In mod $3$, the only quadratic residues (numbers mod $3$ that are squares of other numbers mod $3$) are $0$ and $1$. So the sequence has to be $0,0,0$ or $1,1,1$; sequences like $0,1,2$ and $0,2,1$ contain the forbidden $2$. In either of those cases, $k \equiv 0 \pmod 3$.
In mod $8$, the only quadratic residues are $0, 1, 4$. So the sequence $a,b,c$ has to be one of: $(0,0,0), (1,1,1), (4,4,4), (0,4,0), (4,0,4)$.
The first three of those have $k \equiv 0 \pmod 8$. THe other two have $k \equiv 4 \pmod 8$ and need to be eliminated for our result to be proven.

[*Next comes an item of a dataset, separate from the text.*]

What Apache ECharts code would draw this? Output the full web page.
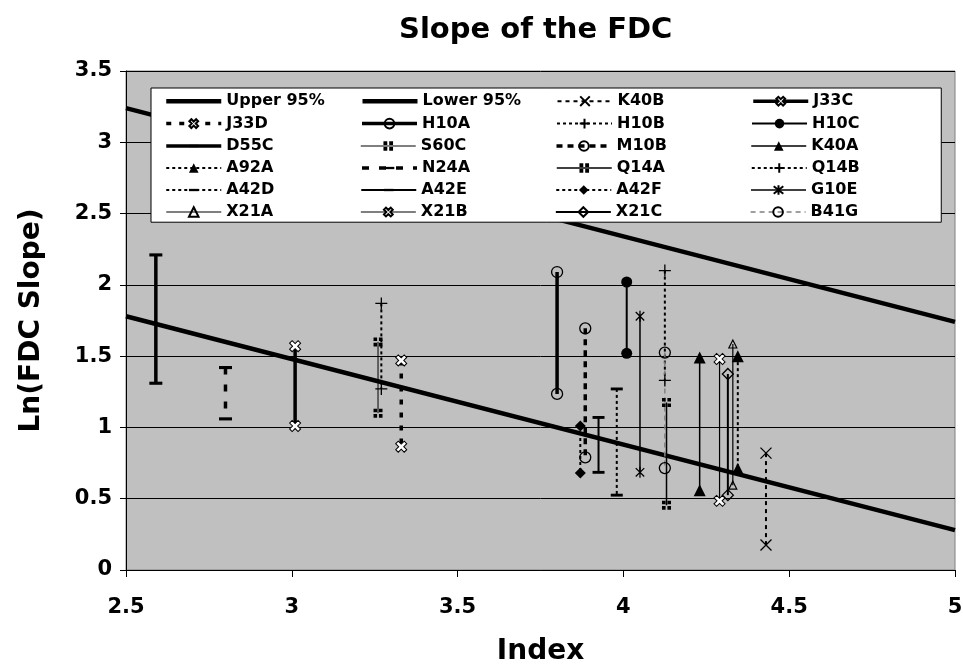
<!DOCTYPE html>
<html>
<head>
<meta charset="utf-8">
<script src="https://cdn.jsdelivr.net/npm/echarts@6/dist/echarts.min.js"></script>
<style>
  html, body { margin: 0; padding: 0; background: #fff; }
  #chart { width: 963px; height: 664px; }
</style>
</head>
<body>
<div id="chart"></div>
<script>
// confidence band lines (x at both ends of the axis)
const bandX = [2.5, 5];
const upper95 = [3.24, 1.74];
const lower95 = [1.78, 0.28];

// one vertical segment per gauge: index value, top and bottom ln(slope)
const gauges = ['K40B', 'J33C', 'J33D', 'H10A', 'H10B', 'H10C', 'D55C', 'S60C', 'M10B', 'K40A',
  'A92A', 'N24A', 'Q14A', 'Q14B', 'A42D', 'A42E', 'A42F', 'G10E', 'X21A', 'X21B', 'X21C', 'B41G'];
const gaugeIndex = [4.43, 3.01, 3.33, 3.80, 3.27, 4.01, 2.59, 3.26, 3.885, 4.23,
  4.345, 2.80, 4.13, 4.125, 3.98, 3.925, 3.87, 4.05, 4.33, 4.29, 4.315, 4.125];
const gaugeTop = [0.82, 1.57, 1.47, 2.09, 1.87, 2.02, 2.21, 1.60, 1.695, 1.49,
  1.50, 1.42, 1.175, 2.10, 1.27, 1.07, 1.01, 1.78, 1.585, 1.48, 1.375, 1.525];
const gaugeBottom = [0.175, 1.01, 0.865, 1.235, 1.27, 1.52, 1.31, 1.10, 0.79, 0.56,
  0.71, 1.06, 0.455, 1.33, 0.525, 0.685, 0.68, 0.685, 0.595, 0.485, 0.525, 0.715];

const FONT = 'DejaVu Sans';
const CLEAR = 'rgba(0,0,0,0)';

// marker shapes (the bare moves keep the dash's box square for the legend icon)
const X = 'path://M0,0L10,10M10,0L0,10';
const PLUS = 'path://M5,0L5,10M0,5L10,5';
const STAR = 'path://M0,0L10,10M10,0L0,10M5,-1.5L5,11.5';
const GRIDSQ = 'path://M0,0h4v4h-4zM6,0h4v4h-4zM0,6h4v4h-4zM6,6h4v4h-4z';
const WHITEX = 'path://M3.5,0h3v3.5h3.5v3h-3.5v3.5h-3v-3.5h-3.5v-3h3.5z';
const DASH = 'path://M0,-3.8M10,6.2M0,0h10v2.4h-10z';

// per-gauge look: [width, dash, symbol, size, fill, rotate, stroke, colour]
const looks = {
  K40B: [2, [4, 4], X, 11, '#000', 0, 1.3],
  J33C: [3.5, 'solid', WHITEX, 12, '#fff', 45, 1],
  J33D: [3.5, [5, 8], WHITEX, 12, '#fff', 45, 1],
  H10A: [3.5, 'solid', 'circle', 11, CLEAR, 0, 1.3],
  H10B: [2, [3, 3], PLUS, 12, '#000', 0, 1.3],
  H10C: [2, 'solid', 'circle', 11, '#000', 0, 0],
  D55C: [3.5, 'solid', DASH, 13, '#000', 0, 0],
  S60C: [1, 'solid', GRIDSQ, 9, '#000', 0, 0],
  M10B: [3.5, [6, 5], 'circle', 11, CLEAR, 0, 1.3],
  K40A: [1.5, 'solid', 'triangle', 12, '#000', 0, 0],
  A92A: [2, [3, 3], 'triangle', 12, '#000', 0, 0],
  N24A: [3.5, [7, 10], DASH, 13, '#000', 0, 0],
  Q14A: [1.5, 'solid', GRIDSQ, 9, '#000', 0, 0],
  Q14B: [2, [3, 3], PLUS, 12, '#000', 0, 1.3],
  A42D: [2, [3, 3], DASH, 12, '#000', 0, 0],
  A42E: [2, 'solid', DASH, 12, '#000', 0, 0],
  A42F: [2, [3, 3], 'diamond', 11, '#000', 0, 0],
  G10E: [1.5, 'solid', STAR, 11, '#000', 0, 1.3],
  X21A: [1.2, 'solid', 'triangle', 8, CLEAR, 0, 1.2],
  X21B: [1.2, 'solid', WHITEX, 12, '#fff', 45, 1],
  X21C: [2, 'solid', 'diamond', 11, CLEAR, 0, 1.3],
  B41G: [1.5, [5, 4], 'circle', 11, CLEAR, 0, 1.3, '#808080']
};

// band lines: clear item colour so their legend icon is a bare line
const series = [
  { name: 'Upper 95%', type: 'line', symbol: 'none', data: bandX.map((x, i) => [x, upper95[i]]),
    lineStyle: { color: '#000', width: 4.5 }, itemStyle: { color: CLEAR, borderWidth: 0 } },
  { name: 'Lower 95%', type: 'line', symbol: 'none', data: bandX.map((x, i) => [x, lower95[i]]),
    lineStyle: { color: '#000', width: 4.5 }, itemStyle: { color: CLEAR, borderWidth: 0 } }
];

gauges.forEach((g, i) => {
  const [w, dash, sym, size, fill, rot, bw, col] = looks[g];
  series.push({
    name: g,
    type: 'line',
    data: [[gaugeIndex[i], gaugeTop[i]], [gaugeIndex[i], gaugeBottom[i]]],
    symbol: sym,
    symbolSize: size,
    symbolRotate: rot,
    symbolKeepAspect: true,
    showSymbol: true,
    lineStyle: { color: col || '#000', width: w, type: dash },
    itemStyle: { color: fill, borderColor: '#000', borderWidth: bw }
  });
});

const chart = echarts.init(document.getElementById('chart'));
chart.setOption({
  animation: false,
  backgroundColor: '#fff',
  title: {
    text: 'Slope of the FDC',
    left: 394, top: 11,
    textStyle: { fontFamily: FONT, fontWeight: 'bold', fontSize: 29, color: '#000' }
  },
  legend: {
    data: ['Upper 95%', 'Lower 95%'].concat(gauges),
    left: 151, top: 88, width: 780,
    padding: [5, 0, 2, 13],
    itemWidth: 55, itemHeight: 12, itemGap: 6,
    backgroundColor: '#fff', borderColor: '#000', borderWidth: 1,
    selectedMode: false,
    lineStyle: { width: 'inherit' },
    textStyle: { fontFamily: FONT, fontWeight: 'bold', fontSize: 16, color: '#000', width: 128, lineHeight: 16 }
  },
  grid: {
    left: 126, right: 8, top: 71, bottom: 94,
    outerBoundsMode: 'none',
    show: true, backgroundColor: '#c0c0c0', borderColor: '#808080', borderWidth: 1
  },
  xAxis: {
    type: 'value', min: 2.5, max: 5, interval: 0.5,
    name: 'Index', nameLocation: 'middle', nameGap: 68,
    nameTextStyle: { fontFamily: FONT, fontWeight: 'bold', fontSize: 28, color: '#000' },
    axisLine: { lineStyle: { color: '#000', width: 1 } },
    axisTick: { show: true, length: 7, lineStyle: { color: '#000' } },
    axisLabel: { fontFamily: FONT, fontWeight: 'bold', fontSize: 21, color: '#000', margin: 27 },
    splitLine: { show: false }
  },
  yAxis: {
    type: 'value', min: 0, max: 3.5, interval: 0.5,
    name: 'Ln(FDC Slope)', nameLocation: 'middle', nameGap: 80, nameRotate: 90,
    nameTextStyle: { fontFamily: FONT, fontWeight: 'bold', fontSize: 28, color: '#000' },
    axisLine: { show: true, lineStyle: { color: '#000', width: 1 } },
    axisTick: { show: true, length: 6, lineStyle: { color: '#000' } },
    axisLabel: { fontFamily: FONT, fontWeight: 'bold', fontSize: 21, color: '#000', margin: 14 },
    splitLine: { show: true, lineStyle: { color: '#000', width: 1 } }
  },
  series: series
});
</script>
</body>
</html>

The fourth sequence turns out not to work: It would mean $a$ and $c$ are both divisible by $4$ and $b$ is of the form $4n+2$ in order for $b^2\equiv 2 \pmod 8$. Then if $a=4m$ and $c=4p$, $$ (4m)^2 = (fn+2)^2 - 4 = 16n^2+16mn \\ b^2 = (4n+2)^2 + 4 = (16n^2 + 16mn+4) + 4 = (4p)^2 \\ 16n^2 + 16mn+8 = 16p^2 \\ 2(m^2+n^2) + 1 = 2p^2 $$ But the LHS is odd and the RHS is even, so the residue sequence $(0,4,0)$ does not work.
A similar argument shows $(4,0,4)$ also fails in the same way. Thus one of the $k\equiv 0$ sequences must hold, therefore $k$ is divisible by $8$.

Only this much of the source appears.